Pero vosotros, hermanos, no vivís en tinieblas, para que ese día no os sorprenda como un ladrón, porque todos sois hijos de la luz e hijos del día; no lo sois de la noche ni de las tinieblas, Así, pues, no durmamos como los demás, sino estemos vigilantes y despejados. (1 Ts 5, 6).
Todos, por la fe, hemos recibido una luz, un resplandor, que a veces no tiene porque ser grande, pero que nos ha hecho entrever algo más grande, el origen de esa luz (Dios) que penetra en nuestra inteligencia y la aclara con facilidad o la deja, a veces, en una parálisis escéptica que no entendemos, pero que no nos impide creer y saber que esa luz es como un gran mediodía permanente aunque nosotros nos hayamos agazapado debajo de un puente por unos instantes y no veamos el sol que es Cristo. Así que, como dice San Pablo, en la claridad del día o en los nubarrones de las dudas, vivimos vigilantes y despejados, arremangados, alegres y contentos.

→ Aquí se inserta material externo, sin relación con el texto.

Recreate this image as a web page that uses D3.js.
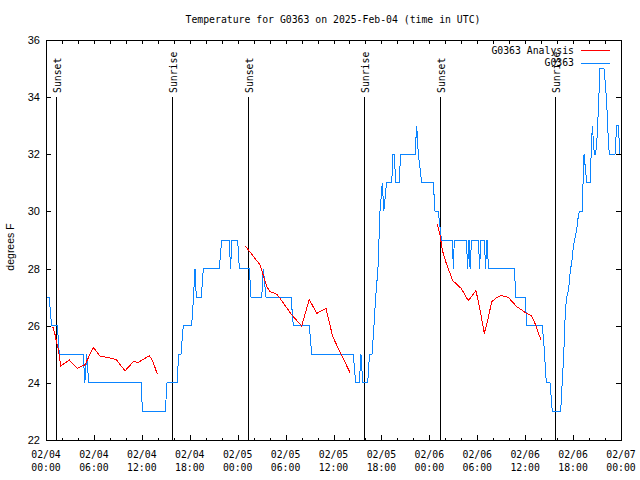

Eres un empleado negligente y holgazán. ¿Con que sabías que siego donde no siembro y recojo donde no esparzo? Pues debías haber puesto mi dinero en el banco, para que, al volver yo, pudiera recoger lo mío con los intereses. (Mt 25, 26-27).
Todo esto es posible porque Dios nos ha dado unos talentos un conjunto de cualidades y dones que necesitamos poner a trabajar si no queremos lamentarnos durante toda la eternidad. Porque hay dos tipos de hombres, y hoy dentro de la Iglesia se puede constatar, los que se lamentan permanentemente y van a rebufo del mundo, o los que se lamentan de ellos mismos pero son capaces de levantarse y decir «o caixa o faixa», es decir, o la caja del sepulcro o la faja militar para seguir guerreando; en primer lugar contra nuestros pecados, y en segundo (y sólo en segundo lugar) contra la indiferencia del mundo y la apostasía silenciosa.
Creo que esa expresión catalana (o caixa o faixa) podría resumir también hoy el evangelio de los talentos y la epístola de San Pablo: cómo dice el Apóstol somos hijos de la luz, y los rayos de Cristo que llegan hasta nosotros nos muestran las disyuntivas de nuestras propias personas, nos muestran los talentos y las miserias. Pero el evangelio nos recuerda que El que nos da dones y nos ordena ponerlos a trabajar (también de forma desordenada y agolpada, ya separarán el trigo de los abrojos) es El que nos garantiza que es posible, que lo que él quiere se hace realidad en nosotros por la fe en Cristo.
Acabo con estas palabras del padre jesuita argentino Leonardo Castellani:
Y ¿qué ha de crear un pobrecito de amenos de un dólar, un minero de Bolivia, un mensú de Misiones o un zafrero de Salta? No se engañen: esos tienen más creatividad espiritual a lo mejor que un muchachito porteño [de Buenos Aires] que estudia (naturalmente) abogacía para llegar naturalmente a «gobernante»; y pilla una neurosis porque no era ese su lugar, y más le valiera haber sembrado papas. Todos pueden crear algo si el mundo moderno los deja; lo malo es que no nos deja; y entonces creamos, al menos, resistencia al mundo moderno. Los que entierran su «talento» en una bolsa o en un hoyo en la tierra, no son los que resisten, sino los que siguen la correntada. Estoy por contar aquí ejemplos de gente chiquitísima, sencillas sirvientas, peones rudos, que han hecho de repente en el mundo un hecho escondido, pequeño, singular, y admirable, como una joya en el fondo del río o una flor donde no se ve; pero ustedes deben saber más aun que yo de eso. Son cosas finas, que sólo Dios puede haber inspirado; y son más para contemplar que para describir; pues no las entendemos del todo.